09.04.2019: Das Problem mit der „wissenschaftlichen“ Wahrheit
Aufgabe der „Wissenschaft“ ist es, wie es das Wort schon nahelegt, Wissen zu schaffen. Dazu bedient sie sich etablierter Methoden, die die Gültigkeit neu gewonnener Erkenntnisse sicherstellen sollen. In der Medizin spricht man auch von „evidence based medicine“. Dieses Schaffen von Wissen ist in Gefahr.
Zum einen ermöglichen es die „Sozialen Medien“ jedermann, sich ungefragt zu Themen zu äußern, für die eigentlich das tiefere, fachliche Verständnis fehlt. Beispielsweise sind segensreiche Impfungen leichtfertig ins Gerede gekommen, weil u.a. verunsicherte Eltern befürchteten, ihr Kind könne nach einer Masernimpfung autistisch werden. Ein weiteres Beispiel: Eine Überbewertung von möglichen Nebenwirkungen der fettsenkenden Statine hat unlängst die Herausgeber internationaler wissenschaftlicher Fachzeitschriften der Herz-Kreislaufmedizin zu einer gemeinsamen klärenden Stellungnahme veranlasst. Das Stichwort: „fake news“ ist in der Medizin angekommen.
Auf der anderen Seite mag der Druck zu veröffentlichen, der auf Wissenschaftlern lastet, diese dazu veranlassen, fragwürdige Zeitschriften ohne wissenschaftliche Qualitätskontrolle zu wählen, um möglichst rasch und ungestört ihre Publikationslisten zu füllen. Das von öffentlichen Geldgebern empfohlene „Open Access Publishing“, bei dem der Autor die Kosten der Veröffentlichung trägt, hat leider auch eine ganze Industrie von „fake journals“ ins Leben gerufen, deren Zwielichtigkeit sich selbst dem Erfahrenen nicht immer auf den ersten Blick erschließt. Dass in derartigen Zeitschriften letztlich auch erfundene oder manipulierte Studienergebnisse unterkommen, verwundert nicht.

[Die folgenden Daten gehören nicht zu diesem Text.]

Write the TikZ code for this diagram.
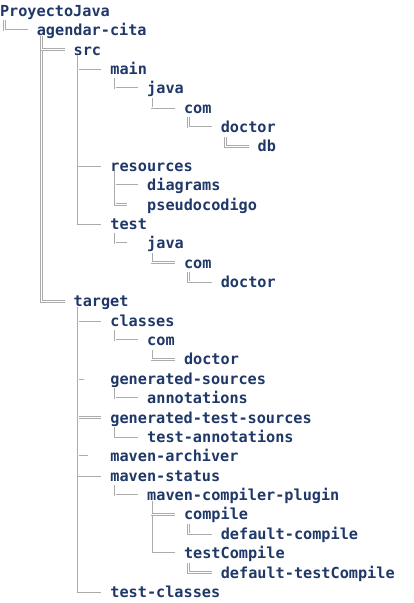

Die Deutsche Gesellschaft für Thorax-, Herz- und Gefäßchirurgie (DGTHG) unterhält mit dem Thieme Verlag als wissenschaftliche Fachzeitschrift den englischsprachigen „The Thoracic and Cardiovascular Surgeon“ (ThCVS) sowie einen Open Access Ableger „ThCVSReports“ für Fallberichte.
Die Zeitschrift ist jetzt 65 Jahre alt und seit 40 Jahren im Science Citation Index gelistet. Das macht sie zu einem der ältesten Publikationsorgane auf dem Gebiet der Thorax-, Herz- und Gefäßchirurgie. Von Anfang an wurde auf eine strenge Qualitätskontrolle geachtet, was schon bei einem relativ aufwendigen Begutachtungsprozess der Manuskripte beginnt. Hier wissen die Gutachter nicht, wer die Autoren sind. Es ist nachgewiesen, dass diese Methode für größere Objektivität sorgt.
Ein seit Jahren steigender „Journal Impact Factor“ – ein Maß dafür, wie oft Artikel der Zeitschrift in anderen Arbeiten zitiert werden – gibt der Strategie Recht. Allerdings ist es auch wichtig, mit entsprechenden Seminaren Autoren in Ländern zu unterstützen, die noch nicht eine so alte Publikationskultur, wie sie in Deutschland gegeben ist, haben. Das Team des ThCVS ist dazu immer wieder unterwegs. Leider muss man aber feststellen, dass auch hierzulande die vereinbarten ethischen Codes des Publizierens vermehrt unterlaufen werden.
Die DGTHG wird auch künftig dafür Sorge tragen, dass wissenschaftliche Arbeiten, die in ihrer Fachzeitschrift veröffentlicht werden, den höchsten Qualitätsansprüchen genügen. Bedingungslose Ehrlichkeit gegenüber den Lesern, besonders aber auch gegenüber den von den Erkenntnissen betroffenen Patienten, ist das oberste Prinzip. Eine vorschnelle Publikation noch nicht solide untermauerter Ergebnisse gilt es in der klinischen Medizin zu vermeiden, damit keine „alternativen Wahrheiten“ geschaffen werden.